Periwinkle with variegated leaf?

Pulitzer Prize winning poet Carl Sandburg spent his lifetime asking the eternal questions Who am I, where am I going and where have I been? (Source: http://www.nps.gov)

It reassures me to know that someone as well-known and successful as Carl Sandburg asked those questions all his life.  It encourages me and gives me hope.

I always thought (and hoped) that I would have some sort of innate, experiential wisdom in my retirement years.  So why don’t I?  I never thought I would say this but here’s the truth as I see it right now:  Since D left exactly four years ago, I have done more toward developing into a wise woman than I ever would have done had he stayed.  Why?  Because I was too comfortable, maybe, with who, what and where I was.  Because I spent a great deal of time waiting for him to get home, to call, to help make decisions that affected both of us.  I’m not saying he required those things of me.  I required them of myself.

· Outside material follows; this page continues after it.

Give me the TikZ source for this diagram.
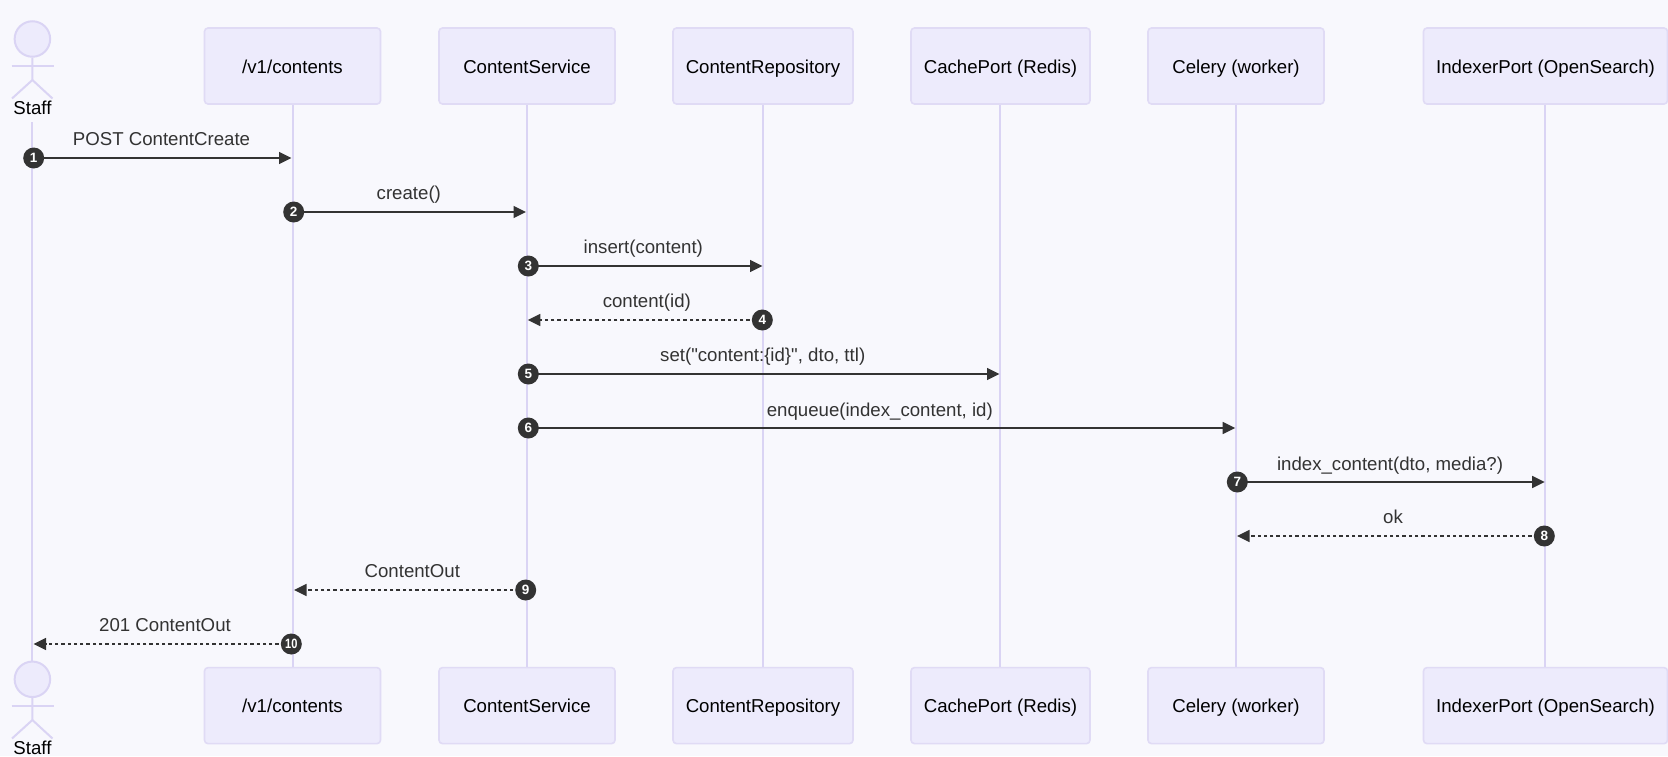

Since he’s been gone, I have studied and read and questioned and affirmed my faith and spirituality.  I have been writing regularly, something I always said I was going to do but never got around to it until my life was in such a turmoil that I had to.  Now that I’m no longer dealing with his/our issues, I have almost endless patience with people and family I deal with daily.  (OK, I admit that some of my patience may come from the Lexapro I’ve  been taking since D left.)  I’ve learned to accept what is in my life and run with it.  And you know, it’s not bad.  Some days it’s great!

Could I have done these things while living in the marriage?  Of course.  Would I have done them?  I don’t know.  I had done some spiritual soul-searching during the last years we were together.  I thought he was doing the same.  If so, we certainly came out of it in different locations.  This makes me giggle a little because I know that no two people are ever on the same path or journey.  But hopefully they will be able to hold hands anyway and agree to disagree.  I’m not saying our faith or lack of faith had much to do with our separation.  But it might have been factor.